The news comes as banks look set to face the most sweeping reforms in more than a generation as the House of Lords gathered for urgent discussions on the Banking Reform Bill last night.
The Bill is set to create a “ring fence” around retail banks to protect them from risky investment banking. But Tony Greenham, the head of finance and business at the New Economics Foundation, said today’s report suggests the reforms will not go far enough.
“Each year big banks save billions of pounds because financial markets believe they are too big to fail,” Mr Greenham said. “The size of these subsidies remains staggering, and suggests reforms have not gone far enough to tackle the problems in British banking. UK taxpayers are still on the hook for the big banks.”
The main problem is that the big four banks can access funding at significantly lower interest rates than other firms and their competitors, claims the report. The lower rates are an implicit government subsidy, NEF claims, as credit ratings agencies perceive taxpayers will bail out big banks in the event they run into difficulty.
Without the subsidised borrowing rates of the Big Four, smaller banks and new competitors effectively have little chance of breaking the virtual monopoly which government support gives Barclays, RBS, HSBC and Lloyds. “This creates a clear barrier to entry for new competitors and discriminates against smaller banks,” the report says.
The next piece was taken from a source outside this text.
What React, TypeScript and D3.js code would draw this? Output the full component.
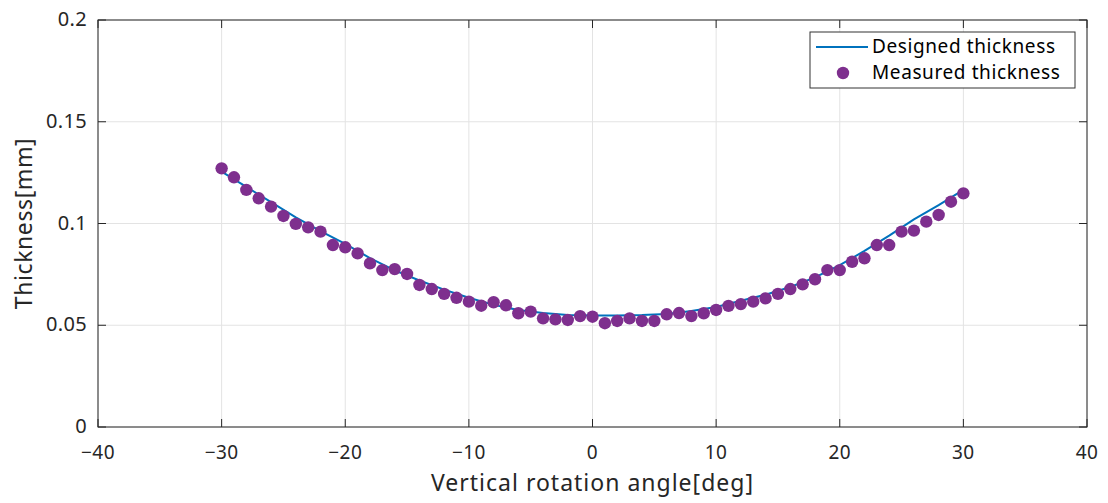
import React from "react";
import * as d3 from "d3";

const measuredAngles: number[] = d3.range(-30, 31);
const measuredValues: number[] = [
  0.1271, 0.1227, 0.1165, 0.1124, 0.1083, 0.1037, 0.0998, 0.0981, 0.0960, 0.0894,
  0.0883, 0.0853, 0.0804, 0.0771, 0.0776, 0.0752, 0.0698, 0.0678, 0.0654, 0.0635,
  0.0616, 0.0596, 0.0613, 0.0598, 0.0559, 0.0567, 0.0534, 0.0529, 0.0526, 0.0545,
  0.0542, 0.0510, 0.0521, 0.0534, 0.0521, 0.0521, 0.0554, 0.0560, 0.0545, 0.0559,
  0.0575, 0.0595, 0.0604, 0.0616, 0.0632, 0.0654, 0.0678, 0.0701, 0.0726, 0.0771,
  0.0771, 0.0812, 0.0829, 0.0894, 0.0894, 0.0960, 0.0965, 0.1009, 0.1042, 0.1107,
  0.1148,
];

const designedAngles: number[] = [-30, -28, -26, -24, -22, -20, -18, -16, -14, -12, -10, -8, -6, -4, -2, 0, 2, 4, 6, 8, 10, 12, 14, 16, 18, 20, 22, 24, 26, 28, 30];
const designedValues: number[] = [
  0.1255, 0.1180, 0.1105, 0.1030, 0.0962, 0.0900, 0.0830, 0.0770, 0.0720, 0.0675,
  0.0635, 0.0600, 0.0575, 0.0560, 0.0550, 0.0548, 0.0548, 0.0550, 0.0555, 0.0570,
  0.0590, 0.0620, 0.0650, 0.0688, 0.0735, 0.0795, 0.0865, 0.0940, 0.1020, 0.1090,
  0.1165,
];

const xTicks: number[] = [-40, -30, -20, -10, 0, 10, 20, 30, 40];
const yTicks: number[] = [0, 0.05, 0.1, 0.15, 0.2];
const yTickLabels: string[] = ["0", "0.05", "0.1", "0.15", "0.2"];
const xLabel = "Vertical rotation angle[deg]";
const yLabel = "Thickness[mm]";
const legendLabels: string[] = ["Designed thickness", "Measured thickness"];

const W = 1108;
const H = 503;
const left = 98;
const right = 1087;
const top = 20;
const bottom = 427;

const FONT = "'Noto Sans', 'Noto Sans CJK JP', sans-serif";
const LINE_COLOR = "#0072BD";
const DOT_COLOR = "#7E2F8E";
const AXIS_COLOR = "#262626";

export default function App() {
  const x = d3.scaleLinear().domain([-40, 40]).range([left, right]);
  const y = d3.scaleLinear().domain([0, 0.2]).range([bottom, top]);
  const line = d3
    .line<number>()
    .x((_, i) => x(designedAngles[i]))
    .y((d) => y(d));
  const fmtX = (v: number) => (v < 0 ? "\u2212" + Math.abs(v) : String(v));
  const tickLen = 8;

  const lgX = 810;
  const lgY = 32;
  const lgW = 265;
  const lgH = 56;

  return (
    <svg
      width={W}
      height={H}
      style={{ position: "absolute", left: 0, top: 0, background: "#fff" }}
      fontFamily={FONT}
    >
      <rect x={0} y={0} width={W} height={H} fill="#fff" />
      {/* grid */}
      {xTicks.map((t) => (
        <line key={"gx" + t} x1={x(t)} x2={x(t)} y1={top} y2={bottom} stroke="#e3e3e3" strokeWidth={1} />
      ))}
      {yTicks.map((t) => (
        <line key={"gy" + t} x1={left} x2={right} y1={y(t)} y2={y(t)} stroke="#e3e3e3" strokeWidth={1} />
      ))}
      {/* data */}
      <path d={line(designedValues) || ""} fill="none" stroke={LINE_COLOR} strokeWidth={2} />
      {measuredValues.map((v, i) => (
        <circle key={"m" + i} cx={x(measuredAngles[i])} cy={y(v)} r={6.2} fill={DOT_COLOR} />
      ))}
      {/* box */}
      <rect x={left} y={top} width={right - left} height={bottom - top} fill="none" stroke={AXIS_COLOR} strokeWidth={1} />
      {/* ticks */}
      {xTicks.map((t) => (
        <g key={"tx" + t}>
          <line x1={x(t)} x2={x(t)} y1={bottom} y2={bottom - tickLen} stroke={AXIS_COLOR} />
          <line x1={x(t)} x2={x(t)} y1={top} y2={top + tickLen} stroke={AXIS_COLOR} />
          <text x={x(t)} y={bottom + 32} textAnchor="middle" fontSize={19} letterSpacing={0.4} fill={AXIS_COLOR}>
            {fmtX(t)}
          </text>
        </g>
      ))}
      {yTicks.map((t, i) => (
        <g key={"ty" + t}>
          <line x1={left} x2={left + tickLen} y1={y(t)} y2={y(t)} stroke={AXIS_COLOR} />
          <line x1={right} x2={right - tickLen} y1={y(t)} y2={y(t)} stroke={AXIS_COLOR} />
          <text x={left - 11} y={y(t) + 6} textAnchor="end" fontSize={20} letterSpacing={0.3} fill={AXIS_COLOR}>
            {yTickLabels[i]}
          </text>
        </g>
      ))}
      {/* axis labels */}
      <text x={(left + right) / 2} y={491} textAnchor="middle" fontSize={23} letterSpacing={1} fill={AXIS_COLOR}>
        {xLabel}
      </text>
      <text
        transform={`translate(32, ${(top + bottom) / 2}) rotate(-90)`}
        textAnchor="middle"
        fontSize={23}
        letterSpacing={0.6}
        fill={AXIS_COLOR}
      >
        {yLabel}
      </text>
      {/* legend */}
      <rect x={lgX} y={lgY} width={lgW} height={lgH} fill="#fff" stroke="#333" strokeWidth={1} />
      <line x1={lgX + 6} x2={lgX + 58} y1={lgY + 15} y2={lgY + 15} stroke={LINE_COLOR} strokeWidth={2} />
      <text x={lgX + 62} y={lgY + 21} fontSize={19} letterSpacing={0.6} fill="#000">
        {legendLabels[0]}
      </text>
      <circle cx={lgX + 33} cy={lgY + 41} r={6.2} fill={DOT_COLOR} />
      <text x={lgX + 62} y={lgY + 47} fontSize={19} letterSpacing={0.6} fill="#000">
        {legendLabels[1]}
      </text>
    </svg>
  );
}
Barclays has gained the biggest advantage from the so-called Too-Big-to-Fail subsidy in the past year, benefiting by £11.7bn, a rise of 17.6 per cent over the previous year.
RBS was close behind, gaining £11.5bn, while Lloyds Banking Group’s share was £9.7bn. HSBC only gained £4.7bn through the effective subsidy.
The research looked at other sectors of the economy and found no sign of similar subsidies meaning the Too-Big-to-Fail subsidy is unique to large banks.
“UK retail banking remains a curious kind of public-private partnership, but a highly unequal one – the public take the losses while private interests take the profits,” said Mr Greenham.
“Despite huge government subsidies, big banks still aren’t supporting the interests of the real economy. Even government attempts to bribe the banks into lending seem to have had little effect.”